Sir Gawain and the Green Knight is a complex story from the late 14th Century. Sir Gawain, of King Arthur’s court, gets involved in a ‘beheading game’ with a mysterious Green Knight (like you do). The climax of the story takes place in a Green Chapel. The story is written in a Cheshire dialect, now extinct but recognisable only a few generations ago. Many scholars have linked the Green Chapel directly to Ludchurch itself. That a local man writing a story of the supernatural would be inspired by Ludchurch makes perfect sense to me.

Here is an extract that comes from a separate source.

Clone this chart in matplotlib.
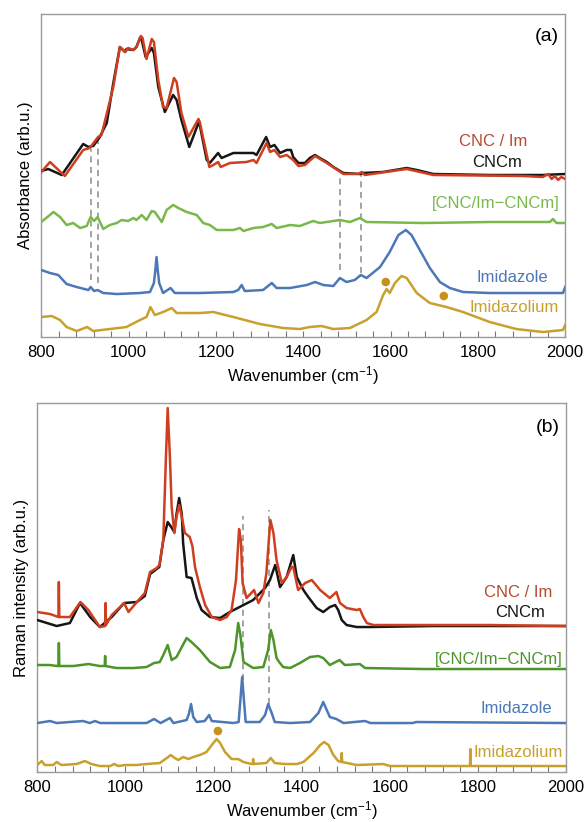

The Green Knight has been linked to the Green Man, a common carved or painted figure in old English churches. It represents a pagan vegetative deity, a figure who embodies the growth cycle of plants. Such a figure would certainly like Ludchurch, covered with plants as it is. The fact that it is made of Carboniferous rocks is appropriate too. This was a time when the air was rich in oxygen, supporting vigorous forests – a golden time for a Green Man. How appropriate then that a block on the base of Ludchurch shows a plant fossil, partly covered in moss and liverworts.
Spooky postscript
I visited Ludchurch during a week’s holiday based in the area. On an earlier day I’d visited the Manifold valley in search of interesting rocks to tell you about (watch this space).
On this other trip I photographed a crag of massive reef limestone. When later researching the link between the Green Chapel and Ludchurch, I found a website that decided that a limestone cave at Wetton Mill was a better fit for the Green Chapel. The name sounded familiar – I clicked on their photo and found a picture of the same crag from the same spot!
This is purely a coincidence of course. The nature of things is that wildly improbable coincidences happen all the time. It still made the hair on the back of my neck stand up.
A note on nomenclature. Ludchurch is more popularly known as Lud’s Church, but my father, who holidayed here in the 1940s and has always lived nearby, knows it by the non-possessive version that I’ve used. There are many suggestions as to who Lud was, which means no-one knows, but for sure it is nothing to do with the Luddites. Don’t let anyone tell you otherwise.
The Gawain poet rather wonderfully calls the Green Chapel “no-but an old cave” the point being that when Gawain comes to it it’s nothing as spectacular or spooky as we and Gawain have been led to believe–rather a let-down in fact. Lud’s Church is far too mysterious and impressive a site to fit this bill and is not, moreover, a cave.